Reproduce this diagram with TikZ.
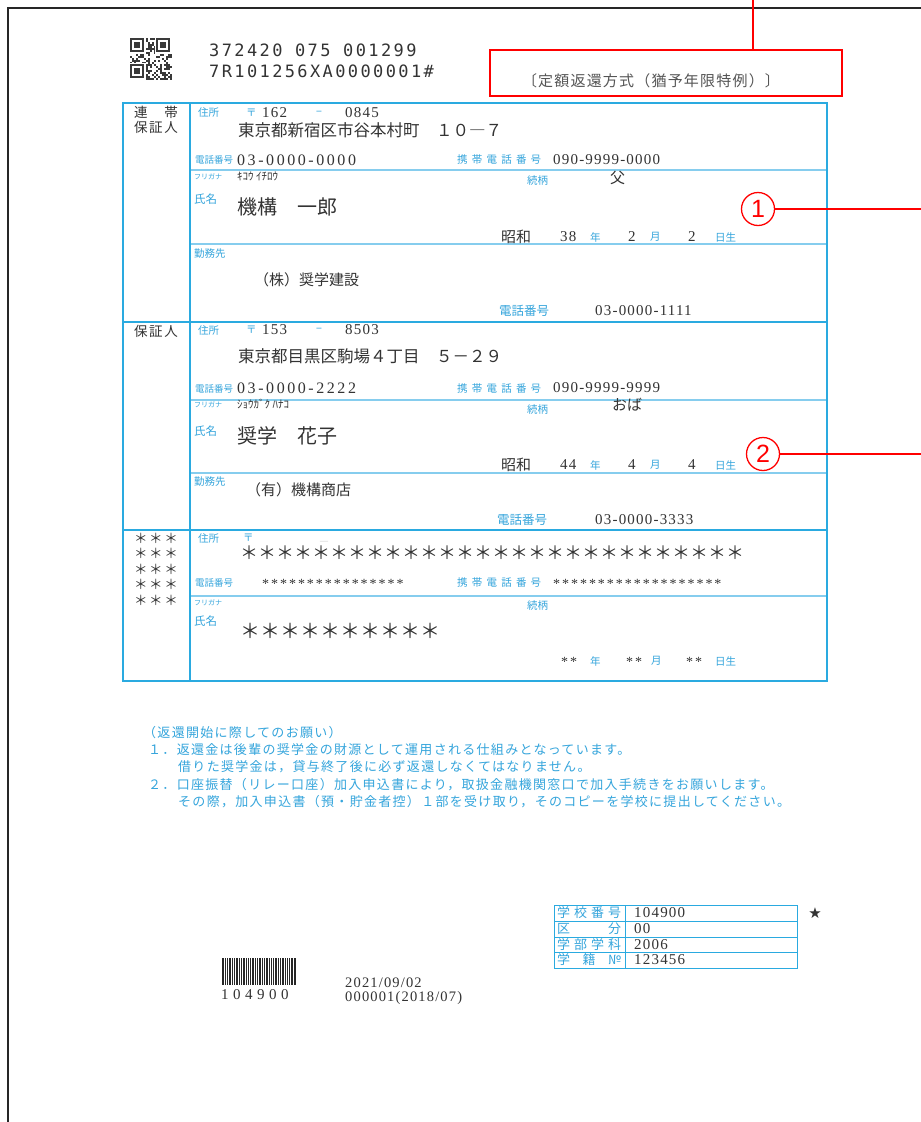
\documentclass[tikz,border=0pt]{standalone}
\usepackage{fontspec}
\setmainfont{Liberation Serif}
\newfontfamily\jp{Noto Sans CJK JP}
\newfontfamily\notefont[LetterSpace=10]{Noto Sans CJK JP}
\newfontfamily\boxfont[LetterSpace=8]{Noto Sans CJK JP}
\newfontfamily\ocrfont[LetterSpace=14]{DejaVu Sans Mono}
\newfontfamily\numfont[LetterSpace=16]{Liberation Serif}
\newfontfamily\numcfont[LetterSpace=8]{Liberation Serif}
\newfontfamily\astfont[LetterSpace=14]{Liberation Serif}
\newfontfamily\bcfont[LetterSpace=30]{Liberation Serif}
\newfontfamily\datefont[LetterSpace=8]{Liberation Serif}
\newfontfamily\sansf{Liberation Sans}
\newfontfamily\dejavu{DejaVu Sans}
\definecolor{tblue}{HTML}{2AAAE0}
\definecolor{thinb}{HTML}{86CDEE}
\definecolor{lblue}{HTML}{35A5DC}
\definecolor{ink}{HTML}{333333}
\definecolor{rd}{HTML}{FF0000}
\definecolor{gtext}{HTML}{555555}
\definecolor{qrc}{HTML}{3A3A3A}
\tikzset{
 pageframe/.style={draw=black!85, line width=1.6},
 tbl/.style={draw=tblue, line width=2.6},
 thinl/.style={draw=thinb, line width=1.2},
 smallt/.style={draw=tblue, line width=0.8},
 redl/.style={draw=rd, line width=1.4},
 redbox/.style={draw=rd, line width=1.6, minimum width=352, minimum height=46, inner sep=0},
 circ/.style={circle, draw=rd, line width=1.3, minimum size=33, inner sep=0, text=rd, font=\sansf\fontsize{25}{25}\selectfont},
 lab/.style={anchor=west, inner sep=0, text=lblue, font=\jp\fontsize{10.5}{10.5}\selectfont},
 labt/.style={lab, font=\jp\fontsize{9.5}{9.5}\selectfont},
 labm/.style={lab, font=\jp\fontsize{12.5}{12.5}\selectfont},
 labs/.style={lab, font=\jp\fontsize{11.5}{11.5}\selectfont},
 tinyl/.style={lab, font=\jp\fontsize{7}{7}\selectfont},
 num/.style={anchor=west, inner sep=0, text=ink, font=\numfont\fontsize{16}{16}\selectfont},
 numc/.style={num, font=\numcfont\fontsize{15}{15}\selectfont},
 astr/.style={num, font=\astfont\fontsize{14}{14}\selectfont},
 jv/.style={anchor=west, inner sep=0, text=ink, font=\jp\fontsize{16.5}{16.5}\selectfont},
 jvm/.style={jv, font=\jp\fontsize{15}{15}\selectfont},
 jvl/.style={jv, font=\jp\fontsize{20}{20}\selectfont},
 kana/.style={jv, font=\jp\fontsize{11}{11}\selectfont},
 headtext/.style={inner sep=0, text=ink, font=\jp\fontsize{13.5}{13.5}\selectfont},
 notetext/.style={anchor=west, inner sep=0, text=lblue, font=\notefont\fontsize{13}{13}\selectfont},
 ocr/.style={anchor=west, inner sep=0, text=black!80, font=\ocrfont\fontsize{17}{17}\selectfont},
 tlab/.style={anchor=west, inner sep=0, text=lblue, font=\jp\fontsize{13}{13}\selectfont},
 tval/.style={anchor=west, inner sep=0, text=ink, font=\numcfont\fontsize{15}{15}\selectfont},
}
\newcommand{\ktel}{\makebox[84pt]{携\hfill 帯\hfill 電\hfill 話\hfill 番\hfill 号}}
\begin{document}
\begin{tikzpicture}[x=1pt,y=-1pt]
\useasboundingbox (0,0) rectangle (921,1122);
\fill[white] (0,0) rectangle (921,1122);
% page frame
\draw[pageframe] (921,8) -- (8,8) -- (8,1122);

% QR code
\pgfmathsetseed{12}
\foreach \i in {0,...,20}{\foreach \j in {0,...,20}{%
  \pgfmathparse{rnd}\ifdim\pgfmathresult pt>0.52pt \fill[qrc] (130+2*\i,38+2*\j) rectangle ++(2,2);\fi}}
\foreach \fx/\fy in {130/38,156/38,130/64}{
  \fill[white] (\fx-1,\fy-1) rectangle ++(17,17);
  \fill[qrc] (\fx,\fy) rectangle ++(14,14);
  \fill[white] (\fx+2,\fy+2) rectangle ++(10,10);
  \fill[qrc] (\fx+4,\fy+4) rectangle ++(6,6);
}

% top codes
\node[ocr] (code1) at (209,50) {372420 075 001299};
\node[ocr] (code2) at (209,71) {7R101256XA0000001\#};

% red box
\node[redbox] (rb) at (666,73) {};
\node[inner sep=0, text=gtext, font=\boxfont\fontsize{15}{15}\selectfont] (rbt) at (651,81) {〔定額返還方式（猶予年限特例）〕};
\coordinate (rtop) at (753,0);
\draw[redl] (rtop) -- (rtop |- rb.north);

% main table
\draw[thinl] (190,170) -- (827,170);
\draw[thinl] (190,244) -- (827,244);
\draw[thinl] (190,400) -- (827,400);
\draw[thinl] (190,473) -- (827,473);
\draw[thinl] (190,596) -- (827,596);
\draw[tbl] (123,103) rectangle (827,681);
\draw[tbl] (190,103) -- (190,681);
\draw[tbl] (123,322) -- (827,322);
\draw[tbl] (123,530) -- (827,530);

% left column
\node[headtext] (h1a) at (156,112) {\makebox[44pt]{連\hfill 帯}};
\node[headtext] (h1b) at (156,127) {\makebox[44pt]{保\hfill 証\hfill 人}};
\node[headtext] (h2) at (156,331) {\makebox[44pt]{保\hfill 証\hfill 人}};
\foreach \k/\yy in {1/538,2/553.5,3/569,4/584.5,5/600}{
  \node[headtext] (st\k) at (156,\yy) {\makebox[44pt]{＊\hfill ＊\hfill ＊}};
}

% ---- section 1
\node[lab] (a1) at (198,113) {住所};
\node[lab] (a2) at (246,113) {〒};
\node[numc] (a3) at (262,113) {162};
\node[lab] (a4) at (316,113) {−};
\node[numc] (a5) at (345,113) {0845};
\node[jv] (a6) at (238,130) {東京都新宿区市谷本村町　１０―７};
\node[labt] (a7) at (195,160) {電話番号};
\node[num] (a8) at (237,160) {03-0000-0000};
\node[lab] (a9) at (457,160) {\ktel};
\node[numc] (a10) at (553,160) {090-9999-0000};
\node[tinyl] (a11) at (194,177) {フリガナ};
\node[kana] (a12) at (237,176) {ｷｺｳ ｲﾁﾛｳ};
\node[lab] (a13) at (527,181) {続柄};
\node[jvm] (a14) at (610,178) {父};
\node[labs] (a15) at (194,199) {氏名};
\node[jvl] (a16) at (237,207) {機構　一郎};
\node[jvm] (a17) at (501,237) {昭和};
\node[numc] (a18) at (560,237) {38};
\node[lab] (a19) at (590,237) {年};
\node[numc] (a20) at (628,237) {2};
\node[lab] (a21) at (650,237) {月};
\node[numc] (a22) at (688,237) {2};
\node[lab] (a23) at (715,237) {日生};
\node[lab] (a24) at (194,254) {勤務先};
\node[jvm] (a25) at (254,280) {（株）奨学建設};
\node[labm] (a26) at (499,311) {電話番号};
\node[numc] (a27) at (595,311) {03-0000-1111};
\node[circ] (c1) at (758,209) {1};
\coordinate (e1) at (921,209);
\draw[redl] (c1) -- (e1);

% ---- section 2
\node[lab] (b1) at (198,330) {住所};
\node[lab] (b2) at (246,330) {〒};
\node[numc] (b3) at (262,330) {153};
\node[lab] (b4) at (316,330) {−};
\node[numc] (b5) at (345,330) {8503};
\node[jv] (b6) at (238,356) {東京都目黒区駒場４丁目　５－２９};
\node[labt] (b7) at (195,389) {電話番号};
\node[num] (b8) at (237,388) {03-0000-2222};
\node[lab] (b9) at (457,389) {\ktel};
\node[numc] (b10) at (553,388) {090-9999-9999};
\node[tinyl] (b11) at (194,405) {フリガナ};
\node[kana] (b12) at (237,404) {ｼｮｳｶﾞｸ ﾊﾅｺ};
\node[lab] (b13) at (527,410) {続柄};
\node[jvm] (b14) at (612,405) {おば};
\node[labs] (b15) at (194,431) {氏名};
\node[jvl] (b16) at (237,436) {奨学　花子};
\node[jvm] (b17) at (501,465) {昭和};
\node[numc] (b18) at (560,465) {44};
\node[lab] (b19) at (590,465) {年};
\node[numc] (b20) at (628,465) {4};
\node[lab] (b21) at (650,465) {月};
\node[numc] (b22) at (688,465) {4};
\node[lab] (b23) at (715,465) {日生};
\node[lab] (b24) at (194,482) {勤務先};
\node[jvm] (b25) at (246,490) {（有）機構商店};
\node[labm] (b26) at (497,520) {電話番号};
\node[numc] (b27) at (595,520) {03-0000-3333};
\node[circ] (c2) at (763,454) {2};
\coordinate (e2) at (921,454);
\draw[redl] (c2) -- (e2);

% ---- section 3
\node[lab] (d1) at (198,538) {住所};
\node[lab] (d2) at (243,538) {〒};
\node[inner sep=0, text=black!25, font=\fontsize{8}{8}\selectfont] (d3) at (324,542) {—};
\node[jv, font=\jp\fontsize{18}{18}\selectfont] (d4) at (240,553) {＊＊＊＊＊＊＊＊＊＊＊＊＊＊＊＊＊＊＊＊＊＊＊＊＊＊＊＊};
\node[labt] (d5) at (195,583) {電話番号};
\node[astr] (d6) at (262,584) {****************};
\node[lab] (d7) at (457,583) {\ktel};
\node[astr] (d8) at (553,584) {*******************};
\node[tinyl] (d9) at (194,603) {フリガナ};
\node[lab] (d10) at (527,606) {続柄};
\node[labs] (d11) at (194,621) {氏名};
\node[jvl] (d12) at (240,631) {＊＊＊＊＊＊＊＊＊＊};
\node[astr] (d13) at (561,662) {**};
\node[lab] (d14) at (590,661) {年};
\node[astr] (d15) at (626,662) {**};
\node[lab] (d16) at (651,661) {月};
\node[astr] (d17) at (686,662) {**};
\node[lab] (d18) at (715,661) {日生};

% notes
\node[notetext] (n0) at (143,733) {（返還開始に際してのお願い）};
\node[notetext] (n1) at (148,750) {１．返還金は後輩の奨学金の財源として運用される仕組みとなっています。};
\node[notetext] (n2) at (178,767) {借りた奨学金は，貸与終了後に必ず返還しなくてはなりません。};
\node[notetext] (n3) at (148,785) {２．口座振替（リレー口座）加入申込書により，取扱金融機関窓口で加入手続きをお願いします。};
\node[notetext] (n4) at (178,802) {その際，加入申込書（預・貯金者控）１部を受け取り，そのコピーを学校に提出してください。};

% small table
\draw[smallt] (554,905) rectangle (797,968);
\draw[smallt] (625,905) -- (625,968);
\draw[smallt] (554,921) -- (797,921);
\draw[smallt] (554,937) -- (797,937);
\draw[smallt] (554,952.5) -- (797,952.5);
\node[tlab] (t1) at (557,913) {\makebox[64pt]{学\hfill 校\hfill 番\hfill 号}};
\node[tlab] (t2) at (557,929) {\makebox[64pt]{区\hfill 分}};
\node[tlab] (t3) at (557,945) {\makebox[64pt]{学\hfill 部\hfill 学\hfill 科}};
\node[tlab] (t4) at (557,960) {\makebox[64pt]{学\hfill 籍\hfill №}};
\node[tval] (v1) at (634,913) {104900};
\node[tval] (v2) at (634,929) {00};
\node[tval] (v3) at (634,945) {2006};
\node[tval] (v4) at (634,960) {123456};
\node[inner sep=0, font=\dejavu\fontsize{15}{15}\selectfont, text=ink] (star) at (815,913) {★};

% barcode
\foreach \bx/\bw in {222/2,225/1,227/1,229/2,232/1,234/1,236/2,239/1,241/1,243/2,246/1,248/1,250/1,252/2,255/1,257/1,259/2,262/1,264/1,266/2,269/1,271/1,273/1,275/2,278/1,280/1,282/2,285/1,287/1,289/1,291/2,294/2}{
  \fill[black!85] (\bx,958) rectangle ++(\bw,27);
}
\node[anchor=west, inner sep=0, text=ink, font=\bcfont\fontsize{15}{15}\selectfont] (bcn) at (221,995) {104900};
\node[anchor=west, inner sep=0, text=ink, font=\datefont\fontsize{14.5}{14.5}\selectfont] (dt1) at (345,983) {2021/09/02};
\node[anchor=west, inner sep=0, text=ink, font=\datefont\fontsize{14.5}{14.5}\selectfont] (dt2) at (345,998) {000001(2018/07)};
\end{tikzpicture}
\end{document}
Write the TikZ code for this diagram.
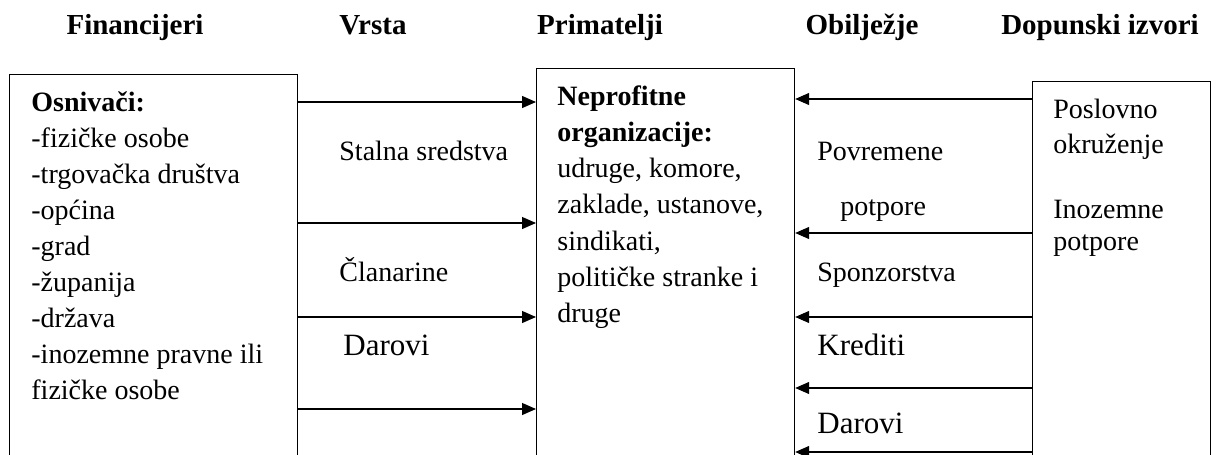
\documentclass[tikz,border=0pt]{standalone}
\usepackage{fontspec}
\setmainfont{Liberation Serif}
\usetikzlibrary{arrows.meta}
\tikzset{
  box/.style={draw, line width=0.6pt, anchor=north west, inner sep=0pt},
  txt/.style={anchor=base west, inner sep=0pt, font=\fontsize{14}{18}\selectfont},
  bigtxt/.style={txt, font=\fontsize{15.5}{18}\selectfont},
  head/.style={anchor=base, inner sep=0pt, font=\fontsize{14.5}{18}\selectfont\bfseries},
  tok/.style={draw, line width=0.6pt, -{Triangle[length=7pt,width=6pt]}}
}

\begin{document}
\begin{tikzpicture}[x=0.5pt, y=-0.5pt]
        \useasboundingbox (0,0) rectangle (1222,455);
        \clip (0,0) rectangle (1222,455);

        \node[head] (fin) at (135,34) {Financijeri};
        \node[head] (vrs) at (373,34) {Vrsta};
        \node[head] (pri) at (600,34) {Primatelji};
        \node[head] (obi) at (862,34) {Obilježje};
        \node[head] (dop) at (1100,34) {Dopunski izvori};

        \node[box, minimum width=144pt, minimum height=220pt] (lbox) at (9,74) {};
        \node[box, minimum width=129pt, minimum height=220pt] (mbox) at (536,68) {};
        \node[box, minimum width=89pt, minimum height=220pt] (rbox) at (1032,81) {};

        \node[txt] (osn) at (31,111) {\bfseries Osnivači:};
        \foreach \t [count=\i] in {-fizičke osobe, -trgovačka društva, -općina,
          -grad, -županija, -država, -inozemne pravne ili, fizičke osobe}
        \node[txt] (osn\i) at (31,111+36*\i) {\t};

        \node[txt] (npo1) at (557,105) {\bfseries Neprofitne};
        \node[txt] (npo2) at (557,141.3) {\bfseries organizacije:};
        \foreach \t [count=\i] in {{udruge, komore,}, {zaklade, ustanove,},
          {sindikati,}, {političke stranke i}, druge}
        \node[txt] (npo\i x) at (557,141.3+36.3*\i) {\t};

        \node[txt] (sta) at (339,160) {Stalna sredstva};
        \node[txt] (cla) at (339,281) {Članarine};
        \node[bigtxt] (dar) at (343,355) {Darovi};

        \node[txt] (pov) at (817,160) {Povremene};
        \node[txt] (pot) at (840,215) {potpore};
        \node[txt] (spo) at (817,281) {Sponzorstva};
        \node[bigtxt] (kre) at (817,355) {Krediti};
        \node[bigtxt] (dar2) at (817,433) {Darovi};

        \node[txt] (pos) at (1053,118) {Poslovno};
        \node[txt] (okr) at (1053,153) {okruženje};
        \node[txt] (ino) at (1053,218) {Inozemne};
        \node[txt] (ipo) at (1053,250) {potpore};

        \foreach \y [count=\i] in {102,223,317,409} {
          \coordinate (la\i) at (0,\y);
          \draw[tok] (lbox.east |- la\i) -- (mbox.west |- la\i);
        }
        \foreach \y [count=\i] in {99,233,317,388,452} {
          \coordinate (ra\i) at (0,\y);
          \draw[tok] (rbox.west |- ra\i) -- (mbox.east |- ra\i);
        }
\end{tikzpicture}
\end{document}
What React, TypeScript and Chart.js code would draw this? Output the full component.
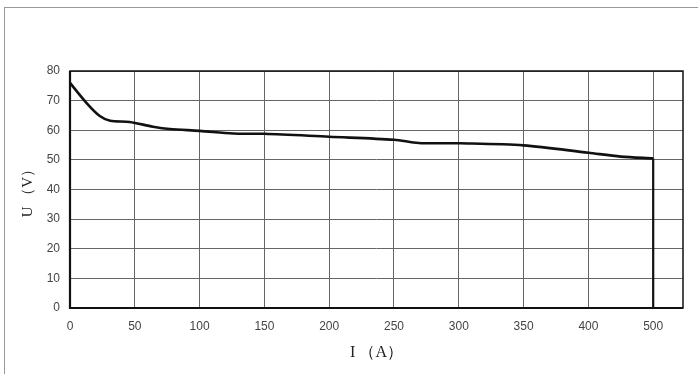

^^^^

What is expected: Everything from the line with "Write the TikZ code for this diagram." down to the line with "minimum width=89pt, minimum" in the data above should be copied exactly, with both end lines kept and the pictures left out.

Exercise solution:
Write the TikZ code for this diagram.
\documentclass[tikz,border=0pt]{standalone}
\usepackage{fontspec}
\setmainfont{Liberation Serif}
\usetikzlibrary{arrows.meta}
\tikzset{
  box/.style={draw, line width=0.6pt, anchor=north west, inner sep=0pt},
  txt/.style={anchor=base west, inner sep=0pt, font=\fontsize{14}{18}\selectfont},
  bigtxt/.style={txt, font=\fontsize{15.5}{18}\selectfont},
  head/.style={anchor=base, inner sep=0pt, font=\fontsize{14.5}{18}\selectfont\bfseries},
  tok/.style={draw, line width=0.6pt, -{Triangle[length=7pt,width=6pt]}}
}

\begin{document}
\begin{tikzpicture}[x=0.5pt, y=-0.5pt]
        \useasboundingbox (0,0) rectangle (1222,455);
        \clip (0,0) rectangle (1222,455);

        \node[head] (fin) at (135,34) {Financijeri};
        \node[head] (vrs) at (373,34) {Vrsta};
        \node[head] (pri) at (600,34) {Primatelji};
        \node[head] (obi) at (862,34) {Obilježje};
        \node[head] (dop) at (1100,34) {Dopunski izvori};

        \node[box, minimum width=144pt, minimum height=220pt] (lbox) at (9,74) {};
        \node[box, minimum width=129pt, minimum height=220pt] (mbox) at (536,68) {};
        \node[box, minimum width=89pt, minimum height=220pt] (rbox) at (1032,81) {};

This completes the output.